1. Field of the Invention
The present invention relates to increases in measurement distance, a measurement range, spatial resolution and a dynamic range of a distributed fiber optic sensor device. The distributed fiber optic sensor device according to the present invention is used in measurement of, for example, strain distribution and temperature distribution.
Priority is claimed on Japanese Patent Application No. 2008-42570, filed Feb. 25, 2008, the content of which is incorporated herein by reference.
2. Description of the Related Art
Light incident into an optical fiber is scattered at many locations within the fiber due to Rayleigh scattering, Brillouin scattering and Raman scattering. Scattered light characteristics, such as optical power or frequency, vary in accordance with optical fiber characteristics (i.e., loss property), physical quantities (i.e., temperature and strain) imposed on the optical fiber and physical quantities occurring in an environment of the optical fiber. Techniques for localization, such as Optical Time-Domain Reflectometry (OTDR), are for measuring or sensing, for example, physical quantities imposed on the optical fiber along the longitudinal direction of the optical fiber by observing changes in the scattered light at locations in the optical fiber. For example, Huai Hoo Kee, G. P. Lees and T. P. Newson, “1.65 um Raman-based distributed temperature sensor”, Electronics Letters, 1999, Vol. 35, No. 21, pages 1869 to 1871 discloses a distributed fiber optic temperature sensor which takes advantage of the fact that power of Raman scattering light varies depending on temperature. Optical fibers, however, are involved in optical loss (about 0.2 dB/km at the wavelength of 1.55 micrometers in usual single-mode fibers), of which relationship with incident light power and a system dynamic range may limit a measurement range. Especially in Raman scattering, since the power of the anti-Stokes beam caused by the scattering is low, a distributed fiber optic temperature sensor which employs the anti-Stokes beam may have an undesirably limited measurement range.

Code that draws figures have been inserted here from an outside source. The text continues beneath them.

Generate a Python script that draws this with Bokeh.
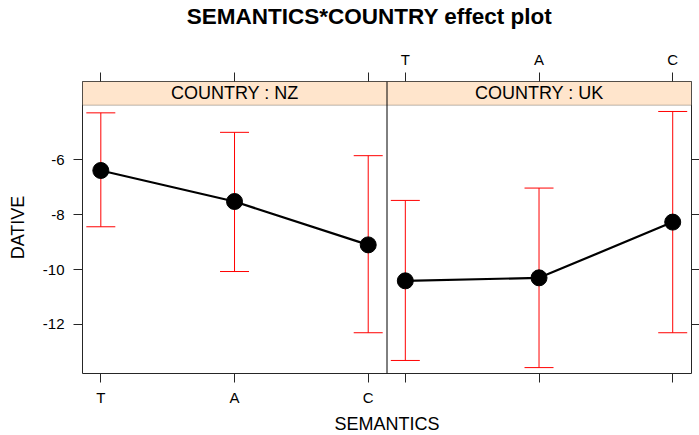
from bokeh.embed import file_html
from bokeh.resources import INLINE
from bokeh.plotting import figure
from bokeh.models import (ColumnDataSource, FixedTicker, LinearAxis, Range1d,
                          BoxAnnotation, Span, Whisker, TeeHead, Label)

# ---- data: effect estimates with confidence limits ----
semantics = ["T", "A", "C"]
countries = ["NZ", "UK"]

nz_fit = [-6.39, -7.52, -9.10]
nz_lower = [-8.44, -10.07, -12.30]
nz_upper = [-4.29, -5.00, -5.85]

uk_fit = [-10.41, -10.30, -8.27]
uk_lower = [-13.31, -13.57, -12.30]
uk_upper = [-7.48, -7.03, -4.24]

y_ticks = [-6, -8, -10, -12]

TITLE = "SEMANTICS*COUNTRY effect plot"

# ---- panel geometry (two side-by-side panels on one shared frame) ----
PAD = 0.137                      # space between panel edge and outer category
PANEL_W = 2 + 2 * PAD + 0.0035   # width of one panel in x units
X0 = 1 - PAD
DIVIDER = X0 + PANEL_W
Y_MIN, Y_MAX = -13.785, -3.148   # frame extent, strip included
STRIP_BOTTOM = -4.011
TITLE_X = 3.01                   # horizontal anchor of the main title

FONT = "Liberation Sans"
AXIS_COLOR = "#262626"

p = figure(frame_width=609, frame_height=292,
           min_border_left=82, min_border_right=8,
           min_border_top=81, min_border_bottom=62,
           x_range=Range1d(X0, X0 + 2 * PANEL_W),
           y_range=Range1d(Y_MIN, Y_MAX),
           x_axis_location=None, y_axis_location=None,
           toolbar_location=None, output_backend="svg",
           background_fill_color="white", border_fill_color="white")
p.grid.visible = False
p.outline_line_color = AXIS_COLOR
p.outline_line_width = 1

# strip (panel header) background
p.add_layout(BoxAnnotation(bottom=STRIP_BOTTOM, fill_color="#ffe5cc", fill_alpha=1,
                           line_color=AXIS_COLOR, line_width=1, level="underlay"))
# vertical divider between panels
p.add_layout(Span(location=DIVIDER, dimension="height",
                  line_color="black", line_width=1))

# ---- per-panel marks ----
all_x = []
for k, (country, fit, lo, hi) in enumerate([("NZ", nz_fit, nz_lower, nz_upper),
                                             ("UK", uk_fit, uk_lower, uk_upper)]):
    xs = [i + 1 + k * PANEL_W for i in range(len(semantics))]
    all_x.append(xs)
    src = ColumnDataSource(dict(x=xs, fit=fit, lower=lo, upper=hi))
    p.add_layout(Whisker(base="x", lower="lower", upper="upper", source=src,
                         dimension="height", line_color="#ff0000", line_width=1,
                         upper_head=TeeHead(size=29, line_color="#ff0000", line_width=1),
                         lower_head=TeeHead(size=29, line_color="#ff0000", line_width=1)))
    p.line("x", "fit", source=src, line_color="black", line_width=2.2)
    p.scatter("x", "fit", source=src, size=16, fill_color="black",
              line_color="black")
    p.add_layout(Label(x=X0 + k * PANEL_W + PANEL_W / 2, y=(STRIP_BOTTOM + Y_MAX) / 2,
                       text=f"COUNTRY : {country}", text_font=FONT,
                       text_font_size="18px", text_color="black",
                       text_align="center", text_baseline="middle"))

nz_x, uk_x = all_x
tick_x = nz_x + uk_x


def make_axis(ticks, overrides, **kw):
    ax = LinearAxis(ticker=FixedTicker(ticks=ticks), major_label_overrides=overrides,
                    axis_line_color=None, major_tick_line_color=AXIS_COLOR,
                    major_tick_in=0, major_tick_out=9, minor_tick_line_color=None,
                    major_label_text_font=FONT, major_label_text_font_size="15px",
                    major_label_text_color="black",
                    axis_label_text_font=FONT, axis_label_text_font_size="18px",
                    axis_label_text_font_style="normal", axis_label_text_color="black",
                    **kw)
    return ax


# bottom: labels under the NZ panel, bare ticks under UK
bottom_over = {x: s for x, s in zip(nz_x, semantics)}
bottom_over.update({x: "" for x in uk_x})
p.add_layout(make_axis(tick_x, bottom_over, major_label_standoff=6,
                       axis_label="SEMANTICS", axis_label_standoff=5), "below")

# top: bare ticks over NZ, labels over UK
top_over = {x: "" for x in nz_x}
top_over.update({x: s for x, s in zip(uk_x, semantics)})
p.add_layout(make_axis(tick_x, top_over, major_label_standoff=5), "above")

# main title, stacked above the top axis
title_ax = make_axis([TITLE_X], {TITLE_X: TITLE}, major_label_standoff=19)
title_ax.major_tick_out = 0
title_ax.major_tick_line_color = None
title_ax.major_label_text_font_size = "22.5px"
title_ax.major_label_text_font_style = "bold"
p.add_layout(title_ax, "above")

# left: numeric labels
p.add_layout(make_axis(y_ticks, {v: str(v) for v in y_ticks},
                       major_label_standoff=9,
                       axis_label="DATIVE", axis_label_standoff=12), "left")

# right: bare ticks
right_ax = make_axis(y_ticks, {v: "" for v in y_ticks}, major_label_standoff=0)
right_ax.major_tick_out = 8
p.add_layout(right_ax, "right")

open("out.html", "w").write(file_html(p, INLINE))
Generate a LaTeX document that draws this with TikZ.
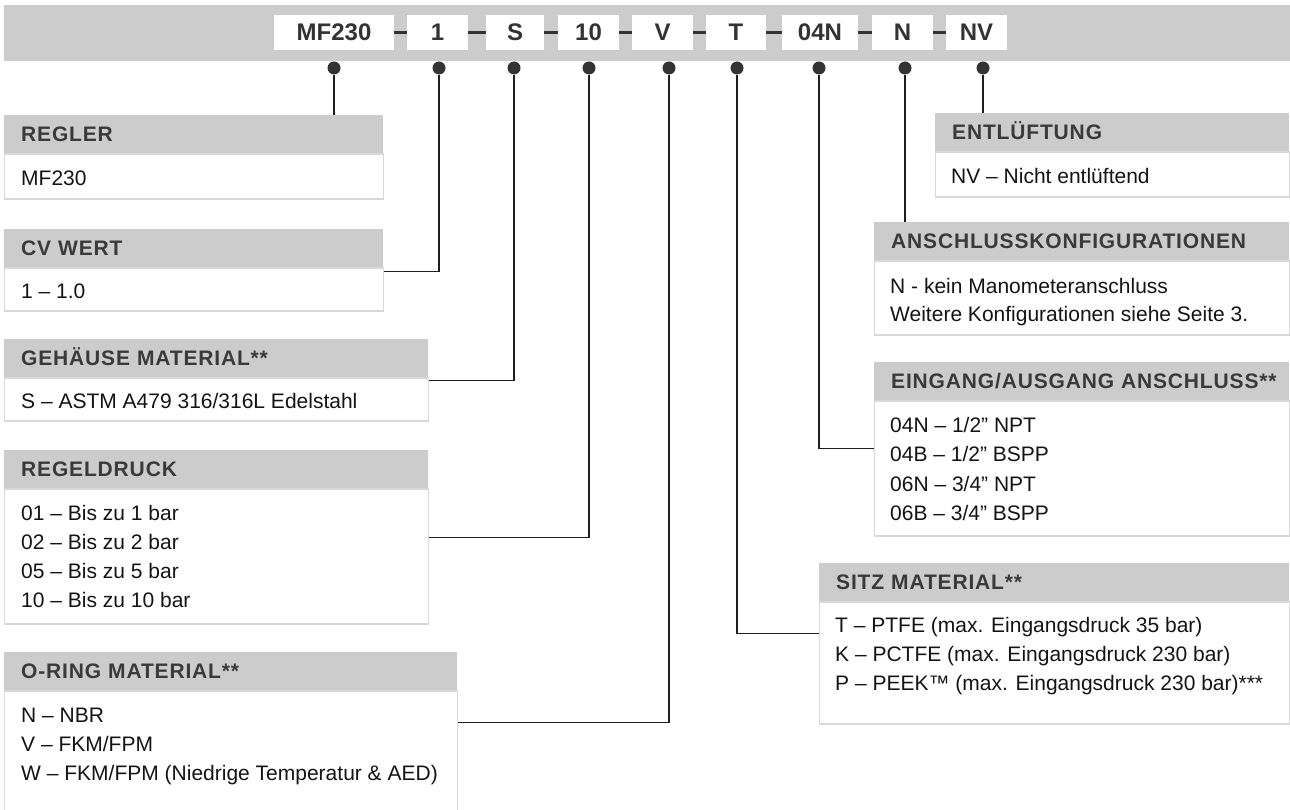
\documentclass[tikz,border=0pt]{standalone}
\usepackage{fontspec}
\setmainfont{Liberation Sans}
\newfontfamily\hdfont[LetterSpace=4]{Liberation Sans}
\usepackage{xcolor}
\usepackage{tikz}
\usetikzlibrary{positioning}
\definecolor{figbar}{RGB}{204,204,204}
\definecolor{fighead}{RGB}{204,204,204}
\definecolor{figheadtext}{RGB}{58,58,58}
\definecolor{figcode}{RGB}{51,51,51}
\definecolor{figrim}{RGB}{216,216,216}
\definecolor{figtext}{RGB}{20,20,20}
\definecolor{figwire}{RGB}{30,30,30}
\definecolor{figknob}{RGB}{51,51,51}
\tikzset{
  codebox/.style ={fill=white, minimum height=35pt, inner sep=0pt, text height=17pt, text depth=0pt, text=figcode, font=\fontsize{24}{24}\selectfont\bfseries},
  joiner/.style  ={draw=figknob, line width=2.5pt},
  knob/.style    ={circle, fill=figknob, inner sep=0pt, minimum size=13pt},
  lead/.style    ={draw=figwire, line width=1.5pt},
  hdbox/.style   ={fill=fighead, anchor=north west, inner xsep=0pt, inner ysep=0pt, text width=#1, align=left, minimum height=38pt, text height=15pt, text depth=0pt, text=figheadtext, font=\hdfont\fontsize{21}{21}\selectfont\bfseries, execute at begin node={\hspace*{17pt}}},
  bdbox/.style   ={draw=figrim, line width=1.2pt, fill=white, inner sep=0pt},
  bdtxt/.style   ={anchor=base west, inner sep=0pt, text=figtext, font=\fontsize{21}{21}\selectfont},
}

\begin{document}
\begin{tikzpicture}[x=1pt,y=-1pt]
  \useasboundingbox (0,0) rectangle (1290,810);
  \clip (0,0) rectangle (1290,810);
  \fill[figbar] (4,5) rectangle (1290,61);
  % order code
  \node[codebox,minimum width=120pt] (cmf) at (334,32.5) {MF230};
  \node[codebox,minimum width=61pt] (c1) at (437.5,32.5) {1};
  \node[codebox,minimum width=58pt] (cs) at (515,32.5) {S};
  \node[codebox,minimum width=61pt] (c10) at (588.5,32.5) {10};
  \node[codebox,minimum width=61pt] (cv) at (662.5,32.5) {V};
  \node[codebox,minimum width=60pt] (ct) at (736,32.5) {T};
  \node[codebox,minimum width=76pt] (c04) at (820,32.5) {04N};
  \node[codebox,minimum width=61pt] (cn) at (902.5,32.5) {N};
  \node[codebox,minimum width=61pt] (cnv) at (976.5,32.5) {NV};
  \draw[joiner] (cmf) -- (c1);
  \draw[joiner] (c1) -- (cs);
  \draw[joiner] (cs) -- (c10);
  \draw[joiner] (c10) -- (cv);
  \draw[joiner] (cv) -- (ct);
  \draw[joiner] (ct) -- (c04);
  \draw[joiner] (c04) -- (cn);
  \draw[joiner] (cn) -- (cnv);
  \node[knob] (kmf) at (334,68) {};
  \node[knob] (k1) at (439,68) {};
  \node[knob] (ks) at (514,68) {};
  \node[knob] (k10) at (589,68) {};
  \node[knob] (kv) at (669,68) {};
  \node[knob] (kt) at (737,68) {};
  \node[knob] (k04) at (819,68) {};
  \node[knob] (kn) at (905,68) {};
  \node[knob] (knv) at (983,68) {};
  % left column
  \node[hdbox=379pt] (hreg) at (4,115) {REGLER};
  \node[bdbox,minimum width=379pt,minimum height=45pt,below right=0pt and 0pt of hreg.south west] (breg) {};
  \node[bdtxt] (treg) at ([xshift=17pt,yshift=-32pt]breg.north west) {MF230};
  \node[hdbox=379pt] (hcv) at (4,229) {CV WERT};
  \node[bdbox,minimum width=379pt,minimum height=43pt,below right=0pt and 0pt of hcv.south west] (bcv) {};
  \node[bdtxt] (tcv) at ([xshift=17pt,yshift=-31pt]bcv.north west) {1 – 1.0};
  \node[hdbox=424pt] (hgh) at (4,339) {GEHÄUSE MATERIAL**};
  \node[bdbox,minimum width=424pt,minimum height=43pt,below right=0pt and 0pt of hgh.south west] (bgh) {};
  \node[bdtxt] (tgh) at ([xshift=17pt,yshift=-31pt]bgh.north west) {S – ASTM A479 316/316L Edelstahl};
  \node[hdbox=424pt] (hrd) at (4,450) {REGELDRUCK};
  \node[bdbox,minimum width=424pt,minimum height=135pt,below right=0pt and 0pt of hrd.south west] (brd) {};
  \foreach \t [count=\i from 0] in {{01 – Bis zu 1 bar},{02 – Bis zu 2 bar},{05 – Bis zu 5 bar},{10 – Bis zu 10 bar}}
    \node[bdtxt] (trd\i) at ([xshift=17pt,yshift={-32pt-29pt*\i}]brd.north west) {\t};
  \node[hdbox=453pt] (hor) at (4,652) {O-RING MATERIAL**};
  \node[bdbox,minimum width=453pt,minimum height=140pt,below right=0pt and 0pt of hor.south west] (bor) {};
  \foreach \t [count=\i from 0] in {{N – NBR},{V – FKM/FPM},{W – FKM/FPM (Niedrige Temperatur \& AED)}}
    \node[bdtxt] (tor\i) at ([xshift=17pt,yshift={-32pt-29pt*\i}]bor.north west) {\t};
  % right column
  \node[hdbox=354pt] (hent) at (935,113) {ENTLÜFTUNG};
  \node[bdbox,minimum width=354pt,minimum height=45pt,below right=0pt and 0pt of hent.south west] (bent) {};
  \node[bdtxt] (tent) at ([xshift=16pt,yshift=-32pt]bent.north west) {NV – Nicht entlüftend};
  \node[hdbox=415pt] (hak) at (874,222) {ANSCHLUSSKONFIGURATIONEN};
  \node[bdbox,minimum width=415pt,minimum height=74pt,below right=0pt and 0pt of hak.south west] (bak) {};
  \foreach \t [count=\i from 0] in {{N - kein Manometeranschluss},{Weitere Konfigurationen siehe Seite 3.}}
    \node[bdtxt] (tak\i) at ([xshift=16pt,yshift={-33pt-28pt*\i}]bak.north west) {\t};
  \node[hdbox=415pt] (hea) at (874,362) {EINGANG/AUSGANG ANSCHLUSS**};
  \node[bdbox,minimum width=415pt,minimum height=135pt,below right=0pt and 0pt of hea.south west] (bea) {};
  \foreach \t [count=\i from 0] in {{04N – 1/2” NPT},{04B – 1/2” BSPP},{06N – 3/4” NPT},{06B – 3/4” BSPP}}
    \node[bdtxt] (tea\i) at ([xshift=16pt,yshift={-32pt-29.3pt*\i}]bea.north west) {\t};
  \node[hdbox=470pt] (hsz) at (819,563) {SITZ MATERIAL**};
  \node[bdbox,minimum width=470pt,minimum height=122pt,below right=0pt and 0pt of hsz.south west] (bsz) {};
  \foreach \t [count=\i from 0] in {{T – PTFE (max. Eingangsdruck 35 bar)},{K – PCTFE (max. Eingangsdruck 230 bar)},{P – PEEK™ (max. Eingangsdruck 230 bar)***}}
    \node[bdtxt] (tsz\i) at ([xshift=16pt,yshift={-31.5pt-29pt*\i}]bsz.north west) {\t};
  % leads
  \draw[lead] (kmf) -- (kmf |- hreg.north);
  \draw[lead] (k1) |- ([yshift=-4pt]bcv.north east);
  \draw[lead] (ks) |- ([yshift=-3pt]bgh.north east);
  \draw[lead] (k10) |- ([yshift=-49pt]brd.north east);
  \draw[lead] (kv) |- ([yshift=-32pt]bor.north east);
  \draw[lead] (kt) |- ([yshift=-32pt]bsz.north west);
  \draw[lead] (k04) |- ([yshift=-48pt]bea.north west);
  \draw[lead] (kn) -- (kn |- hak.north);
  \draw[lead] (knv) -- (knv |- hent.north);
\end{tikzpicture}
\end{document}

To increase the incident light power is one way to extend the measurement range. When high-power light of 1 W or greater is incident into the optical fiber, however, a nonlinear phenomenon, e.g., stimulated Raman scattering, occurs within the optical fiber. As a result, as shown in FIG. 7, the incident light is converted into a Stokes beam with the most part thereof being shifted to the longer wavelength side, thereby attenuating the incident light.
Methods of improving the optical fiber itself while satisfying characteristics of usual single-mode fibers have yet to be proposed in order to solve the problem of attenuation in the incident light power due to the stimulated Raman scattering within the distributed fiber optic sensor.
Another method is disclosed in Published Japanese Translation No. 2006-517677 of the PCT International Publication, in which changes caused by the stimulated Raman scattering are utilized in measurement so as to improve a distribution measurement performance. In the disclosed method, once the incident light is converted into a long-wavelength Stokes beam by the stimulated Raman scattering within the fiber, sensing performances thereafter will be conducted using the Stokes beam as the incident light, thereby extending a measurement range. In this method, however, since the wavelength of the incident light is converted along the longitudinal direction of the fiber, the scattered light to be observed also has a varied wavelength. A light-receiving side thus requires more numbers of optical filters. Further, along the longitudinal direction of the fiber, the incident light is gradually converted into the Stokes beam by the stimulated Raman scattering, and therefore, the change in the scattered light cannot be measured in that area. In order to address this problem, the area where the change cannot be measured may be displaced by controlling the incident light power. In this case, however, it is necessary to control the incident light power and thus operations and setups may be complicated.
If the incident light power is increased to extend the measurement range as disclosed in the above-described Huai Hoo Kee, G. P. Lees and T. P. Newson, “1.65 um Raman-based distributed temperature sensor”, Electronics Letters, 1999, Vol. 35, No. 21, pages 1869 to 1871, the measurement range is hardly extended due to the stimulated Raman scattering that undesirably limits the range.
If the Stokes beam caused by the stimulated Raman scattering is employed as disclosed in Published Japanese Translation No. 2006-517677 of the PCT International Publication, it is necessary to control the incident light. This may cause the light receiving section to be complicated and undesirably raise the device cost.
The present invention is made in view of the aforementioned circumstances, and an object thereof is to provide a distributed fiber optic sensor device with extended measurement distance, measurement range and dynamic range while maintaining spatial resolution.